6. Common Issues and Points of Caution
- Proof of Entitlement: Employees must provide sufficient evidence (payslips, time cards, employment contracts, company policies) to substantiate their claim.
- Documentation: Employers are required to maintain accurate payroll, time, and employment records. Failure to maintain records can lead to adverse inferences against the employer in labor proceedings.
- Prescriptive Period: Labor money claims generally prescribe in three (3) years from the time the cause of action accrued (i.e., from date of separation or date the wages became due). Illegal dismissal actions can have different timelines, typically four (4) years if the employee pursues reinstatement and associated monetary claims.
- Negotiated Settlements: In many labor disputes, settlements (compromise agreements) are reached at the labor arbiter or during compulsory conciliation/mediation with DOLE. These often involve lump-sum payments that include back pay or separation pay.
7. Practical Steps for Employees
- Request a Certificate of Employment (COE) and Clearance as soon as possible after separation.
- Send a Formal Demand for any unpaid wages or benefits if the employer delays.
- Keep All Records (contracts, payslips, relevant correspondence).
- Seek Conciliation/Mediation through the Single Entry Approach (SEnA) at the DOLE before filing a formal labor complaint.
- File a Labor Case with the NLRC or the Labor Arbiter if amicable settlement fails.
8. Employer Obligations and Best Practices
- Timely Release of Final Pay: Typically within 30 days from separation or as soon as practicable.
- Accurate Computations: Include all components of final pay (unpaid salary, pro-rated 13th month, leave conversions, etc.).
- Maintain Proper Documentation: Payroll records, employment contracts, and benefits policies.
- Compliance with Labor Standards: Regularly update salary rates and benefits to match the minimum wage and mandated benefits in the region or sector.
- Seek Legal Counsel: For termination cases or labor disputes, employers should consult with qualified counsel to avoid liability for illegal dismissal or underpayment claims.
9. Key Takeaways
- Legal Protections Favor Employees: Philippine labor laws are generally protective of employees.

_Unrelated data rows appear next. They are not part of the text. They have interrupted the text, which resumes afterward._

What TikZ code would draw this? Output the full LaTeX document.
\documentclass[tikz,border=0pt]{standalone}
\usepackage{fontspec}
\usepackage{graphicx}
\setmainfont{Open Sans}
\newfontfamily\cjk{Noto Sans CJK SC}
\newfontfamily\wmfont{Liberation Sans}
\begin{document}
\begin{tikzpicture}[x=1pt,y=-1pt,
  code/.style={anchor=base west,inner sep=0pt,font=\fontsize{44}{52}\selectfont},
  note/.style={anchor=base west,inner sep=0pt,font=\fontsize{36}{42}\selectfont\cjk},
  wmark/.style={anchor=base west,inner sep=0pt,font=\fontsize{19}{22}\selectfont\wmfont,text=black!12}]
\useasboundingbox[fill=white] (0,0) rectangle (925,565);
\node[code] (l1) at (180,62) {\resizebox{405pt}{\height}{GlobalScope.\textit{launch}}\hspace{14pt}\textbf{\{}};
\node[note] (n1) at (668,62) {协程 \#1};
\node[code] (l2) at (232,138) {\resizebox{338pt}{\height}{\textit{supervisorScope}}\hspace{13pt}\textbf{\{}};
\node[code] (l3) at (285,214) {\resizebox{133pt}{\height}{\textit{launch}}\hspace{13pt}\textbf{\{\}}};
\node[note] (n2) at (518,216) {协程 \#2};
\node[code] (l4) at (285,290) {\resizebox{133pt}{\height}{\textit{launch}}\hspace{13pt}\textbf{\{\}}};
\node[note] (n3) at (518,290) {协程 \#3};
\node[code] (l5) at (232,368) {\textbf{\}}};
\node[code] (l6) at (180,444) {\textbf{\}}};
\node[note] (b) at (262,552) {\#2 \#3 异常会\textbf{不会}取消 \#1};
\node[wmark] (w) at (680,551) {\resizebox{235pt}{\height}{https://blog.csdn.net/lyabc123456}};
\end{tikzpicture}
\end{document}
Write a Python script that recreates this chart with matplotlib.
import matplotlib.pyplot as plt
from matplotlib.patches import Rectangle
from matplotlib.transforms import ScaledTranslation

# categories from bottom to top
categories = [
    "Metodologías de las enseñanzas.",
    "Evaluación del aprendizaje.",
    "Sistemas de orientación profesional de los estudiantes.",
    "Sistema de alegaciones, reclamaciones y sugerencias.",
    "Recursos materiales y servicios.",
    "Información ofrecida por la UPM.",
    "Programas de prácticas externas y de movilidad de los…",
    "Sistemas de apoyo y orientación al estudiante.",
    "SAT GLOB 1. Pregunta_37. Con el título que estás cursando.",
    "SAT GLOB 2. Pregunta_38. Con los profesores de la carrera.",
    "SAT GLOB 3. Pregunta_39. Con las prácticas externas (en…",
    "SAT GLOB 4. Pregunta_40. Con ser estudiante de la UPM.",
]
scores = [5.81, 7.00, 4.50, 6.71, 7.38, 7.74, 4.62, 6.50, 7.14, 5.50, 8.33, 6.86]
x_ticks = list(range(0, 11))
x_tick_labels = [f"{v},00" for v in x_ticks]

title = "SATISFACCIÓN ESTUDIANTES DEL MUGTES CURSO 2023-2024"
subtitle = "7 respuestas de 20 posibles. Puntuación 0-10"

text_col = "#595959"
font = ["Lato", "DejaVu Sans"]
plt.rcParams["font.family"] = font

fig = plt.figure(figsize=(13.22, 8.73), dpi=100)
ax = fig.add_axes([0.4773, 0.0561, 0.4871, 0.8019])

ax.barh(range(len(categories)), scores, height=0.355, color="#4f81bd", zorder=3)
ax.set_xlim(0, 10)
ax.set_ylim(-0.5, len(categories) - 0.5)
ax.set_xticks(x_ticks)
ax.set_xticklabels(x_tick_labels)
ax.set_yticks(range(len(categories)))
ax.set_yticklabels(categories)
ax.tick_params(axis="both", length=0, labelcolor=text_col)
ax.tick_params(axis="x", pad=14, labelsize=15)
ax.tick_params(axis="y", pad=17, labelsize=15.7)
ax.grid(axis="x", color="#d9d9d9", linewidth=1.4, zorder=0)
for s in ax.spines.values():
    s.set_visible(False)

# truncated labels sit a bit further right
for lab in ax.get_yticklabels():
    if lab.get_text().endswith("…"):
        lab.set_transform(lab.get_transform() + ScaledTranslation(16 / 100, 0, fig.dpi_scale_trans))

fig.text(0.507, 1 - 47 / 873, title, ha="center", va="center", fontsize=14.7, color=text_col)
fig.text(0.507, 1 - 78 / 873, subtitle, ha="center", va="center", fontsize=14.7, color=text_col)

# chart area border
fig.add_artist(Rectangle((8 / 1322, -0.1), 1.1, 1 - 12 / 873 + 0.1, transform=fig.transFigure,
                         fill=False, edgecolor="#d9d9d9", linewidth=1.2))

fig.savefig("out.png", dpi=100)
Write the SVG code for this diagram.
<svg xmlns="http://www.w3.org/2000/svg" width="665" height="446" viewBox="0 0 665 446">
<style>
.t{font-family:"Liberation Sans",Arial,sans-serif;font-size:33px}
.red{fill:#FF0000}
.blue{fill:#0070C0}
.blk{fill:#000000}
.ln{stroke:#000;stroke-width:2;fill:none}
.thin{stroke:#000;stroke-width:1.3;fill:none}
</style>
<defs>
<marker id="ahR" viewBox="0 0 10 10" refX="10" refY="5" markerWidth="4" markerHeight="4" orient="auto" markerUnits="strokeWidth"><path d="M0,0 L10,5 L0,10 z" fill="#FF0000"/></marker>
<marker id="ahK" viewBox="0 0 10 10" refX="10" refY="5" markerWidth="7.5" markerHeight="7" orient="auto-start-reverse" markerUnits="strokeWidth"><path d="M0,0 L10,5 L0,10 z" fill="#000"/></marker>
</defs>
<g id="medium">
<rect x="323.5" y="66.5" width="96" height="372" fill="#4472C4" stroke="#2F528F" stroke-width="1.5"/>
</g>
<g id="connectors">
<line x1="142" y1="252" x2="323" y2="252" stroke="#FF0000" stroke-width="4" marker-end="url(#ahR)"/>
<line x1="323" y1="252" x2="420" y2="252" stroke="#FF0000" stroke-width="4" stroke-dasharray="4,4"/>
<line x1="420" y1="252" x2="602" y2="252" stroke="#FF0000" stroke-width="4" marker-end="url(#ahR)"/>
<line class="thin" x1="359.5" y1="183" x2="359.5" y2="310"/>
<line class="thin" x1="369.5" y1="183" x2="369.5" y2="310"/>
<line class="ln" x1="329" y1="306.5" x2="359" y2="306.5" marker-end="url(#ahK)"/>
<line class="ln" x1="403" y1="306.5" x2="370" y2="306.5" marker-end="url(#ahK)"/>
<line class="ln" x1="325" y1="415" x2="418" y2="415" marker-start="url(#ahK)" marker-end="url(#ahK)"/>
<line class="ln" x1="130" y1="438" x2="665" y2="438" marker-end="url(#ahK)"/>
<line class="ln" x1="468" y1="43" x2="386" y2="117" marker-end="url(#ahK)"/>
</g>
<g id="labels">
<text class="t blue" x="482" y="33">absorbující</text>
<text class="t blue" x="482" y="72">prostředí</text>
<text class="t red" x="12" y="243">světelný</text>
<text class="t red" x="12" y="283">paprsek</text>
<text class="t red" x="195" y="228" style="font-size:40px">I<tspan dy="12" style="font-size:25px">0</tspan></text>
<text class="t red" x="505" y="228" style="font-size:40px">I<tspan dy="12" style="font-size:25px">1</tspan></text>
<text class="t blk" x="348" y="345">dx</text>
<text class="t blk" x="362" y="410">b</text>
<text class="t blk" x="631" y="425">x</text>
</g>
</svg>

Courts and labor tribunals typically resolve ambiguities in favor of workers.
- Strict Compliance with Labor Standards: Ensures employees receive correct wages and reduces the likelihood of disputes or liability for back wages.
- Documentation Is Crucial: Both employees and employers should keep thorough records to protect their interests.
- Prompt Resolution of Claims: Delaying the release of final pay or ignoring legitimate claims can lead to labor complaints, penalties, and legal expenses for employers.
- Proper Understanding of Different Concepts: “Final pay,” “back pay,” and “back wages” each have distinct implications under the law.
10. Final Note
Back pay entitlements in the Philippines cover a broad spectrum—from the straightforward final pay upon resignation or authorized separation to the more complex awards for illegal dismissal. Employees who believe they are owed back pay or have been wrongfully dismissed have recourse under Philippine labor laws, primarily through DOLE and the NLRC. Employers, on the other hand, must remain vigilant in observing legal obligations to avoid back pay liabilities and related disputes.
For personalized legal guidance, it is always best to consult with a labor lawyer or the relevant DOLE offices, as specific circumstances and interpretations of the law may vary.